Who should receive handouts?

Who should receive handouts?

Are handouts a bad thing? It depends. Suppose we have a country where there is an archipelago of very small businesses, some of which survive through tax and social security evasion. Imagine also that there are large companies that have gotten used to working with scandalous profit rates, which do not exist anywhere else in Europe, and that, suddenly, a crisis breaks out that threatens to wipe out many of them. In such a situation, the necessity of handouts becomes, I think, self-evident. However, the way these handouts will be distributed is not self-evident: It could be conservative or progressive.

A progressive policy would be to avoid using handouts to support unsustainable businesses and unsustainable jobs and give them instead to the people who worked in them. This would help them retrain while supporting their families until they find new work, possibly with better pay, in the viable, dynamic part of the economy. Or the government could help only these unsustainable businesses that are willing and able to reorganize or merge to become viable.

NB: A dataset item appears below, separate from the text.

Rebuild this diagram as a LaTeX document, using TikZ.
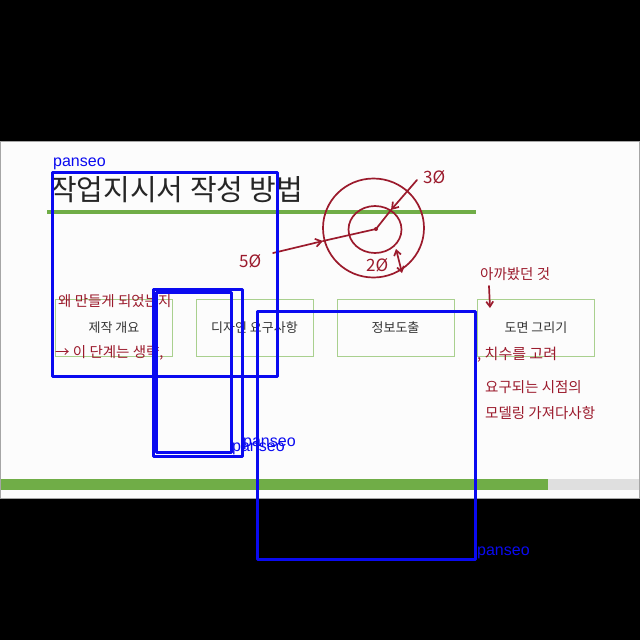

What would be a conservative policy? It would be to preserve profiteering, by aiding bankrupt companies in the name of social cohesion.

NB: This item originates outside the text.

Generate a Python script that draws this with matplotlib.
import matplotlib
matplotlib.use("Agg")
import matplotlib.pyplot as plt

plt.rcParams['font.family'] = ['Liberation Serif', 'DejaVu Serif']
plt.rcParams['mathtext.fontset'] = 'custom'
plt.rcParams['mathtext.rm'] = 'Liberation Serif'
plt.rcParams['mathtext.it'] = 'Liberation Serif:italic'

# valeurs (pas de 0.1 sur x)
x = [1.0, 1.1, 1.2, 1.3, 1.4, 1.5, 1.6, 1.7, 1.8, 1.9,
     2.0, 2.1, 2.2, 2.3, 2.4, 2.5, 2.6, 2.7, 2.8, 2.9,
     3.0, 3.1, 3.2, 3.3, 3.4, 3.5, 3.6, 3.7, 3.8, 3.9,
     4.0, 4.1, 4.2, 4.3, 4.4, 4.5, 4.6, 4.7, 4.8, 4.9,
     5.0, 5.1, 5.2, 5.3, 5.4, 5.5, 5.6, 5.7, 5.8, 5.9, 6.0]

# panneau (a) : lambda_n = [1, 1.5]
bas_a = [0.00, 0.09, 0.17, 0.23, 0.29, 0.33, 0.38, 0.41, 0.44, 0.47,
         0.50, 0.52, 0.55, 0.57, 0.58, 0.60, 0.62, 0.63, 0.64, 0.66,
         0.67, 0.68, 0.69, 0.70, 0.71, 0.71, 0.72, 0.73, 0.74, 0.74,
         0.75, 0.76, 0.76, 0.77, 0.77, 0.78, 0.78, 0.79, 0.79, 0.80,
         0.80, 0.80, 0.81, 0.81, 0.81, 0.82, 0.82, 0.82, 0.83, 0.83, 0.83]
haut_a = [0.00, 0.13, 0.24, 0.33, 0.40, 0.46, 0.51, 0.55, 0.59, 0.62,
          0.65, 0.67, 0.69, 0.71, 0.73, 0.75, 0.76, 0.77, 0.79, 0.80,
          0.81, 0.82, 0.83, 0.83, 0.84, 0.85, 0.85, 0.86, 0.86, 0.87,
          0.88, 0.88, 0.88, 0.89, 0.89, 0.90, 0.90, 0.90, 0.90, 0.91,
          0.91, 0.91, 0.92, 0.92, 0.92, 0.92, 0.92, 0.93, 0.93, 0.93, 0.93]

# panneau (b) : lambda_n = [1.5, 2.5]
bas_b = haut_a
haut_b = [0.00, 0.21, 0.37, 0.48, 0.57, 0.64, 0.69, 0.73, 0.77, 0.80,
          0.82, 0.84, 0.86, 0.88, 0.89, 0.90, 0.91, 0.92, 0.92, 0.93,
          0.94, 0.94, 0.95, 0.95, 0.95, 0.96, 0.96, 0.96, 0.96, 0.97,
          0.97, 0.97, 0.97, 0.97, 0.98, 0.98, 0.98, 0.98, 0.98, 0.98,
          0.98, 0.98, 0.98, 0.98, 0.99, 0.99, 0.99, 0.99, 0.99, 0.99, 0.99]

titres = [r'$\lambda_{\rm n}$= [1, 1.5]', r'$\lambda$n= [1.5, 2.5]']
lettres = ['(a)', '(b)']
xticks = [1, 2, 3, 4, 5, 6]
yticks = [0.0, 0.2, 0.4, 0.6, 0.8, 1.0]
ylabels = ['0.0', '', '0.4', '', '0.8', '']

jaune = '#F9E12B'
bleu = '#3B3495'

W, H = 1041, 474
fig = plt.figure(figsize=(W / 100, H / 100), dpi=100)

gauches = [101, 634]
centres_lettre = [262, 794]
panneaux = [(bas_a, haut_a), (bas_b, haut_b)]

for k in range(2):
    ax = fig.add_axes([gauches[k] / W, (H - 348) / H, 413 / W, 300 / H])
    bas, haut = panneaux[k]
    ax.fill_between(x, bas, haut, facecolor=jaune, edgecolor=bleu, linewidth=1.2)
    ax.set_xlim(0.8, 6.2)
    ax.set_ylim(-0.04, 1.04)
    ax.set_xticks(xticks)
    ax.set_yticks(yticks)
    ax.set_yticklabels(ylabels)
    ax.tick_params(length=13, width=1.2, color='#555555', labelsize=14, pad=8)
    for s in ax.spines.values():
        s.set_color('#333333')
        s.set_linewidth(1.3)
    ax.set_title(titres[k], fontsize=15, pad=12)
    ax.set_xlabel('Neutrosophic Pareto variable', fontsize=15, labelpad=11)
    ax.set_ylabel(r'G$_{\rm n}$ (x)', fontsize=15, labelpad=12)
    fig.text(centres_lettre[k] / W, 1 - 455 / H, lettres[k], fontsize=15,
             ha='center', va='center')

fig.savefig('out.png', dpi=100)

It would be much better to help employees who were working in those businesses get back on their feet by leading – as a government – an ambitious plan to upgrade employment in a more productive and resilient economy.

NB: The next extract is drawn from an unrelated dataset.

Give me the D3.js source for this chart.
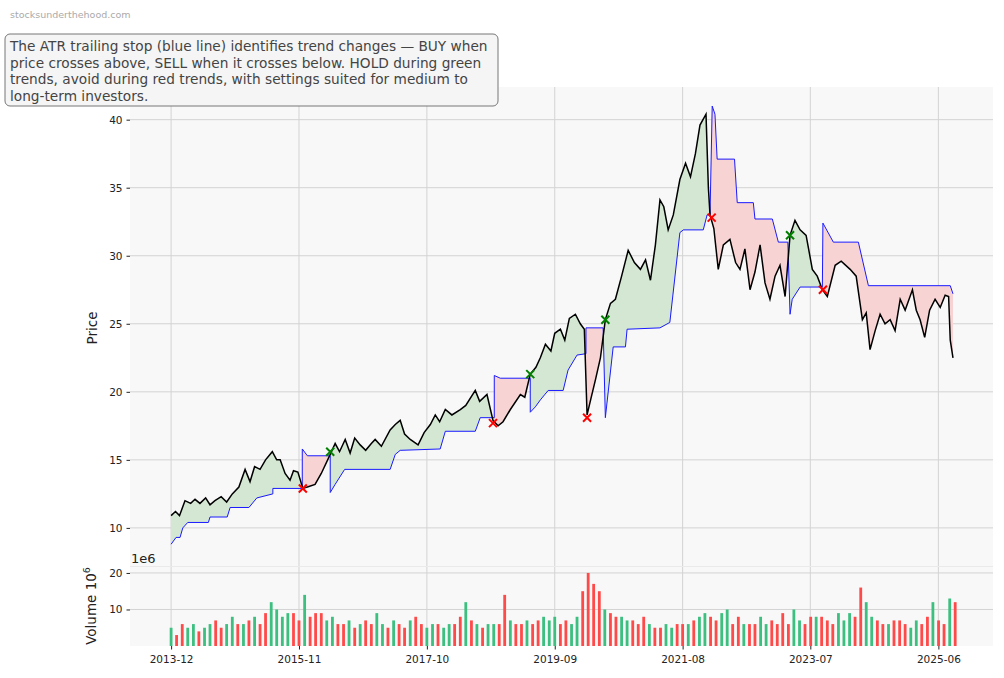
<!DOCTYPE html>
<html>
<head>
<meta charset="utf-8">
<script src="https://cdn.jsdelivr.net/npm/d3@7"></script>
<style>
body { margin: 0; background: #fff; font-family: "DejaVu Sans", sans-serif; }
</style>
</head>
<body>
<svg id="chart" width="1004" height="678"></svg>
<script>
// months since 2013-12
const priceT = [0,0.8,1.5,2.5,3.5,4.3,5.2,6.2,7,7.9,9,10,11,12.2,13.3,14.2,15,16,17,18.2,19,19.6,20.5,21.4,22,22.8,23.7,24.5,25.9,27,28.6,29.5,30.3,31.3,32.2,33,34,35,36,36.7,37.8,39.4,40.3,41.2,42,43,44.4,45.5,46.6,47.5,48.3,49.3,50.5,52,53,54.7,55.5,56.8,57.9,58.8,59.7,61,62.8,63.6,64.6,65.6,66.4,67.3,68.3,69,70,70.8,71.6,72.7,73.6,74.3,74.8,75.5,76.3,77.2,78.1,79,79.9,81,82.2,83.3,84.4,85.3,86.2,87.1,87.9,88.6,89.4,90.3,91.5,92.5,93.4,94.3,95.1,96.2,96.6,96.9,97.6,98.4,99.3,100.5,101.5,102.3,103.2,104.1,105,105.9,106.8,107.7,108.6,109.5,110.4,111.3,112.2,113.1,114.2,115.3,116.2,117.1,118,119.4,120.5,122.1,123.2,124.3,125,125.7,126.6,127.5,128.4,129.3,130.2,131.1,132,133.3,134,134.7,135.5,136.4,137.4,138.3,139.2,139.8,140.1,140.6];
const priceV = [10.9,11.2,10.9,12,11.8,12.1,11.8,12.2,11.7,12,12.3,11.9,12.5,13,14.3,13.4,14.5,14.3,15,15.6,15,15,14,13.5,14.2,14.1,12.9,13,13.2,14,15.4,16.2,15.6,16.5,15.5,16.6,16.1,15.7,16.2,16.5,16,17.2,17.6,17.9,16.9,16.5,16.1,17,17.6,18.3,17.8,18.7,18.3,18.7,19,20.1,19.3,19.8,17.9,17.5,17.8,18.7,19.8,19.6,21.3,21.8,22.5,23.5,23,24.3,24.6,23.8,25.4,25.7,25,24.6,18.3,19.5,20.9,22.5,25.3,26.5,26.8,28.5,30.4,29.5,29,29.7,28.2,30.8,34.1,33.6,31.9,33,35.6,36.8,35.8,37.5,39.6,40.4,35,33,32,29,30.8,31.2,29.5,29,30.5,27.5,28.8,30.8,28,26.8,28.5,29.3,27,31.5,32.6,31.9,31.5,29,28.5,27.5,27,29.3,29.6,29,28.5,25.3,25.8,23.1,24.5,25.7,25,25.3,24.5,26.8,26,27.5,26,25.3,24,26,26.8,26.2,27.1,27,23.8,22.5];
const stopT = [0,0.9,1.6,2.1,3,6.7,7,10.1,10.6,14,15.4,18.3,18.3,23.6,23.6,24.5,28.6,28.6,29.5,31.2,39.4,40.3,41.2,48.4,49.3,54.7,55.6,58.1,58.1,59.2,64.6,64.6,65.5,66.4,67.8,70.5,71.4,73,74.6,74.6,77.7,78.1,79.5,81.7,82,87.9,89.7,91.5,92.1,95.7,96.4,96.9,97.3,97.8,98.2,101.3,101.8,104.7,105,108.1,109.2,110.9,111.3,111.7,113.1,117.1,117.2,119.1,123.6,125.4,140.1,140.6];
const stopV = [8.8,9.3,9.3,10,10.4,10.4,10.8,10.8,11.5,11.5,12.2,12.5,12.9,12.9,15.8,15.3,15.3,12.6,13.2,14.3,14.3,15.4,15.7,15.8,17.1,17.1,18.1,18.1,21.2,21,21,18.5,18.9,19.4,20.1,20.1,21.6,22.7,22.8,24.7,24.7,18.1,23.3,23.3,24.6,24.7,25.1,31.7,31.9,31.9,33,33,41,40.4,37.1,37.1,33.9,33.9,32.7,32.7,31,31,25.7,26.8,27.7,27.7,32.4,31,31,27.8,27.8,27.2];
const buyT = [28.6, 64.6, 78.1, 111.3];
const buyV = [15.6, 21.3, 25.3, 31.5];
const sellT = [23.7, 57.9, 74.8, 97.2, 117.2];
const sellV = [12.9, 17.7, 18.1, 32.8, 27.5];
// monthly volume in millions
const volume = [5,3,6,5,6,4,5,6,7,5,6,8,6,6,7,8,6,9,12,10,8,9,9,7,
  14,8,9,9,7,8,6,6,7,5,6,7,6,9,6,5,7,6,5,7,8,6,5,6,
  6,5,6,6,8,12,7,6,5,6,6,6,14,7,6,6,7,6,7,8,7,8,6,7,
  6,8,15,20,17,15,10,9,8,8,7,7,6,8,6,5,5,6,5,6,6,
  6,7,8,9,8,7,9,10,6,8,6,6,6,8,6,7,6,9,6,10,7,6,8,8,
  8,7,6,9,7,9,8,16,12,8,7,6,6,7,7,6,5,7,6,8,12,7,6,13,12];
const volDir = "udduuduudduudududduuuudduddduuddududduududdudduuduuddududuudduddudduuudduuddddudduudddudduudduduudduuddudduudddduudduddduuudduudduddduuddudd";
const priceTicks = [10, 15, 20, 25, 30, 35, 40];
const volTicks = [10, 20];
const dateTicks = ["2013-12","2015-11","2017-10","2019-09","2021-08","2023-07","2025-06"];
const note = ["The ATR trailing stop (blue line) identifies trend changes \u2014 BUY when",
  "price crosses above, SELL when it crosses below. HOLD during green",
  "trends, avoid during red trends, with settings suited for medium to",
  "long-term investors."];

const start = new Date(2013, 11, 1);
const toDate = m => d3.timeDay.offset(start, Math.round(m * 30.44));

const svg = d3.select("#chart");
const L = 130, R = 993, PT = 87, PB = 566, VB = 646;

const x = d3.scaleTime().domain([toDate(-7.4), toDate(147.8)]).range([L, R]);
const y = d3.scaleLinear().domain([7.2, 42.4]).range([PB, PT]);
const yv = d3.scaleLinear().domain([0, 21.9]).range([VB, PB]);

// panels
svg.append("rect").attr("x", L).attr("y", PT).attr("width", R - L).attr("height", PB - PT).attr("fill", "#f8f8f8");
svg.append("rect").attr("x", L).attr("y", PB + 1).attr("width", R - L).attr("height", VB - PB - 1).attr("fill", "#f8f8f8");

const tickDates = dateTicks.map(s => d3.timeParse("%Y-%m")(s));
const grid = svg.append("g").attr("stroke", "#d3d3d3").attr("stroke-width", 1);
tickDates.forEach(d => {
    grid.append("line").attr("x1", x(d)).attr("x2", x(d)).attr("y1", PT).attr("y2", PB);
    grid.append("line").attr("x1", x(d)).attr("x2", x(d)).attr("y1", PB + 1).attr("y2", VB);
});
priceTicks.forEach(v => grid.append("line").attr("x1", L).attr("x2", R).attr("y1", y(v)).attr("y2", y(v)));
volTicks.forEach(v => grid.append("line").attr("x1", L).attr("x2", R).attr("y1", yv(v)).attr("y2", yv(v)));
grid.append("line").attr("x1", L).attr("x2", R).attr("y1", PB + 0.5).attr("y2", PB + 0.5).attr("stroke", "#eaeaea");

// interpolation for shaded bands
function interp(ts, vs, t) {
    let i = d3.bisectRight(ts, t);
    if (i <= 0) return vs[0];
    if (i >= ts.length) return vs[vs.length - 1];
    const t0 = ts[i - 1], t1 = ts[i];
    if (t1 === t0) return vs[i];
    return vs[i - 1] + (vs[i] - vs[i - 1]) * (t - t0) / (t1 - t0);
}
const samples = d3.range(0, 140.61, 0.05).map(t => ({t, p: interp(priceT, priceV, t), s: interp(stopT, stopV, t)}));

svg.append("path").datum(samples).attr("fill", "#d3e7d3")
    .attr("d", d3.area().x(d => x(toDate(d.t))).y0(d => y(d.s)).y1(d => y(Math.max(d.p, d.s))));
svg.append("path").datum(samples).attr("fill", "#f8d3d3")
    .attr("d", d3.area().x(d => x(toDate(d.t))).y0(d => y(d.s)).y1(d => y(Math.min(d.p, d.s))));

const stopData = stopT.map((t, i) => [t, stopV[i]]);
svg.append("path").datum(stopData).attr("fill", "none").attr("stroke", "#1a1aff").attr("stroke-width", 1)
    .attr("d", d3.line().x(d => x(toDate(d[0]))).y(d => y(d[1])));
const priceData = priceT.map((t, i) => [t, priceV[i]]);
svg.append("path").datum(priceData).attr("fill", "none").attr("stroke", "#000").attr("stroke-width", 1.5)
    .attr("d", d3.line().x(d => x(toDate(d[0]))).y(d => y(d[1])));

function cross(ts, vs, color) {
    const g = svg.append("g").attr("stroke", color).attr("stroke-width", 2);
    ts.forEach((t, i) => {
        const cx = x(toDate(t)), cy = y(vs[i]);
        g.append("path").attr("d", `M${cx - 4},${cy - 4}L${cx + 4},${cy + 4}M${cx - 4},${cy + 4}L${cx + 4},${cy - 4}`);
    });
}
cross(buyT, buyV, "#008000");
cross(sellT, sellV, "#ff0000");

// volume bars
svg.append("g").selectAll("rect").data(volume).join("rect")
    .attr("x", (d, i) => x(toDate(i)) - 1.4)
    .attr("width", 2.8)
    .attr("y", d => yv(d))
    .attr("height", d => VB - yv(d))
    .attr("fill", (d, i) => volDir[i % volDir.length] === "u" ? "#3dbf80" : "#ff4a4a");

// axes
const yAxis = svg.append("g").attr("transform", `translate(${L},0)`)
    .call(d3.axisLeft(y).tickValues(priceTicks).tickSize(3.5).tickPadding(4));
const vAxis = svg.append("g").attr("transform", `translate(${L},0)`)
    .call(d3.axisLeft(yv).tickValues(volTicks).tickSize(3.5).tickPadding(4));
const xAxis = svg.append("g").attr("transform", `translate(0,${VB})`)
    .call(d3.axisBottom(x).tickValues(tickDates).tickFormat(d3.timeFormat("%Y-%m")).tickSize(3.5).tickPadding(6));
[yAxis, vAxis, xAxis].forEach(a => {
    a.select(".domain").remove();
    a.selectAll("text").attr("font-family", "DejaVu Sans").attr("font-size", 10.5).attr("fill", "#222");
    a.selectAll("line").attr("stroke", "#222");
});

svg.append("text").attr("transform", "translate(97,328) rotate(-90)").attr("text-anchor", "middle")
    .attr("font-size", 13.5).attr("fill", "#222").text("Price");
const vl = svg.append("text").attr("transform", "translate(96,606) rotate(-90)").attr("text-anchor", "middle")
    .attr("font-size", 13.5).attr("fill", "#222").text("Volume  10");
vl.append("tspan").attr("dy", -6).attr("font-size", 9.5).text("6");
svg.append("text").attr("x", 131).attr("y", 563).attr("font-size", 13).attr("fill", "#222").text("1e6");

svg.append("text").attr("x", 10).attr("y", 18).attr("font-size", 9.5).attr("fill", "#aaa").text("stocksunderthehood.com");
svg.append("rect").attr("x", 5).attr("y", 34).attr("width", 493).attr("height", 72).attr("rx", 5)
    .attr("fill", "#f5f5f5").attr("stroke", "#777").attr("stroke-width", 1);
svg.append("text").attr("font-size", 13.7).attr("fill", "#444")
    .selectAll("tspan").data(note).join("tspan")
    .attr("x", 10).attr("y", (d, i) => 51 + i * 16.5).text(d => d);
</script>
</body>
</html>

If support policy is used as a bridge for the productive reconstruction of the economy, for the transition from a traditional model of twin deficits, dramatic over-indebtedness and cheap labor, to another, modern one, with a stronger productive base (instead of a monocultural economy) with high productivity and expensive wage labor, then the crisis would indeed turn into a great opportunity.

If, on the contrary, you throw money out the window by handing out benefits with clientelistic criteria, preventing the open bankruptcy of a multitude of (already bankrupt) businesses, while forcing employees to remain tied to them, you prevent economic growth. And even if, as is usually the case with abundant state support, you cause an increase in the country’s GDP, this is temporary and, from the point of view of economic growth, almost indifferent. Taxpayers’ money will be wasted. That’s the bottom line: It will be a lost opportunity.

Of course, handouts are also required in other extraordinary and difficult situations, when, for example, energy prices soar. And here, there are two policies to choose from: One is to support only those who are in real need. The other is to distribute money to everyone, both to the haves and the have-nots, which means that (a) less money is left for the economically vulnerable and (b) the waste of energy continues, since those who must limit their consumption – the haves – are subsidized not to. Finally, it is one thing to support the vulnerable and another to waste money to secure votes. One example of the latter is the market pass – the allowance for buying food to which 8.5 million Greeks are “entitled.” This measure does not show the extent of poverty, but the extent of tax evasion: For three years now, billions of euros have been handed out to taxpayers in the form of one-off payments, without any filters to exclude tax evaders who declare the minimum income but own luxury cars and homes, without the tax authorities catching them. So not only are we confirming that Greece remains a tax evaders’ paradise – we also subsidize them.